Видели только девушки, что возвращался матрос с тех проводов не скоро, веселый и довольный, как и каждый, кто всласть нацелуется в степи… Вот он какой: мало ему своих… Хоть менял бы, да было б на что! Не первой, видно, молодости она и не такая уж красавица — далеко ей до Вутаньки! Только и того, что городская, при ридикюле и в шляпке… Давняя, наверное, морская его любовь…
На ходу пила Вутанька свежую отраву, которой угощали ее со скрытым злорадством доярки (некоторые из них, будучи сами неравнодушны к машинисту, считали себя тайными соперницами Вусти). Не расспрашивала их ни о чем, не выведывала подробностей, будто это ее меньше всего касалось… Зачем расспрашивать? Зачем ковром разворачивать самое дорогое, самое чистое, по которому пройдет кто-то, злорадствуя, в ее девичьи светлицы? Горделивая усмешка как легла в первую минуту на ее губы, так и застыла, не увядая: была девушке хоть тоненькой защитой от всего, от всех. Ни за что, ни перед кем не хотела открыть Вутанька свою первую ревнивую боль. Брошена… За что он ее так? Слезы душили девушку. Стояла, склонившись над срубом, подставив разгоревшиеся щеки свежей прохладе, шедшей из глубины колодца. Будто сквозь туман доносились до нее по-базарному крикливые голоса:
— И кто бы мог подумать? Готов был Вутаньку на руках носить, а только отвернулась, уже другую себе раздобыл!
— Все они такие… ославит девушку — и прощай!..
— Недаром же в песне поется, что несчастлива та девчина, что полюбит моряка…
Ах, в песне!.. Сколько песен спела ему Вутанька в одиночестве на косьбе, сколько еще не спетых несла ему с собой в Кураевый!.. «Ты, машина, ты, свисточек, подай, милый, голосочек…» Карой-мукой обернулся для нее тот голосочек. Никогда б его лучше не слышать!.. Так ему верила… Неужели он мог все забыть? Опоили его, наверное, зельем приворотным, по своей воле не отшатнулся бы от нее, не обидел ее так жестоко, бессердечно…

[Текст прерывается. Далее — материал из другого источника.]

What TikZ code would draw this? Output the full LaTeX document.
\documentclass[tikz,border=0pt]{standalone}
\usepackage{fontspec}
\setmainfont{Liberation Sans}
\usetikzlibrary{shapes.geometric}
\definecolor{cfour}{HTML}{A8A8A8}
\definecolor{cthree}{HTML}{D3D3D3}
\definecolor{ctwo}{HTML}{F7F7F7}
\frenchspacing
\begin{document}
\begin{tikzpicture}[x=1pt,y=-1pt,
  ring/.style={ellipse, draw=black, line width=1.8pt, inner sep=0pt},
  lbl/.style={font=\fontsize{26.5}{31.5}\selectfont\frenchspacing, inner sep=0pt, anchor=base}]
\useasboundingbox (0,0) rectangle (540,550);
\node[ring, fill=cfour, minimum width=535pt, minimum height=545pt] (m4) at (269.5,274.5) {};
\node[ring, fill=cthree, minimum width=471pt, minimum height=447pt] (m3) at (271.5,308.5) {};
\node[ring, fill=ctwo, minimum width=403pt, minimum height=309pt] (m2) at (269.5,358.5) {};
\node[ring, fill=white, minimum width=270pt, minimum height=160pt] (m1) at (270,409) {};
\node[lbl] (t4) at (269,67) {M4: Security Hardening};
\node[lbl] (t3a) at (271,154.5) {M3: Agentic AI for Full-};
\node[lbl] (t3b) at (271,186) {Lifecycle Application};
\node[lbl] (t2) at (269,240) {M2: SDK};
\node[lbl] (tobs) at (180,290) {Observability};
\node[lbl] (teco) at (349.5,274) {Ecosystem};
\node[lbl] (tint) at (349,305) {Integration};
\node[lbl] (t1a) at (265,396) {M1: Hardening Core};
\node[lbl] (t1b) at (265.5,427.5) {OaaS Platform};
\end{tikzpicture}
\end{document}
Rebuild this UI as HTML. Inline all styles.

— Нет у них жалости к нам, — слышала, словно в горячечном бреду, чьи-то далекие слова. — Сорвет, как цветок, и растолчет…
— Мы для них уже не подходящие, городских панночек ищут…
— Морской, верченой любви…
Морская любовь… Какая она? Может, в самом деле какая-то иная, совсем не такая, какой любила его Вутанька? Может, не кого-нибудь, а сама себя должна винить Вутанька за то, что не сумела приворожить его навек? Говорят вот доярки, что в любви надо быть осмотрительной, осторожной, что надо уметь вести себя так, чтоб не надоесть… А что она умела? Не сдерживала себя, не оглядывалась ни на кого, слушая лишь зовы собственного сердца… Говорят, не давай сердцу волю… Но разве можно любить неполным сердцем, не до беспамятства — свободно, просторно, неистово? Разве это любовь, если она лишь до каких-то границ, только вполсердца? Не умела этого Вутанька, да и не хотела уметь. Захмелела первым своим хмелем, обезумела в любви, без колебаний доверяя себя любимому, как брату… Видно, за чистое это доверие свое, за счастливую безоглядность должна она теперь расплачиваться! А он… Нет, нет у него сердца! Мало ему всего, решил, видно, доставить себе напоследок развлечение… Идет, измазанный, к колодцу дерзко, будто ничего и не случилось, протягивает первый Вутаньке руку:
— Здравствуй…
Гневно отшатнулась от него девушка, не подала руки. Хоть этим отплатила! Остановился, оторопевший, пристыженный, оглушенный хохотом доярок:
— Вот такими наши девчата возвращаются с поля! Тоже сменили паруса!..
Не оглядываясь, пошла Вутанька с подругами от колодца, оставив сбитого с толку Леонида на потеху дояркам.
В тот же день засвистел в Кураевом паровик, скликая токовых на работу. Не прищелкнул на этот раз свисток по-соловьиному, не говорил ласково с Вустей, как тогда, когда слыхала его издали, в степи… Сегодня его словно подменили: зашипел, резкий, хлестнул девушку, точно прутом.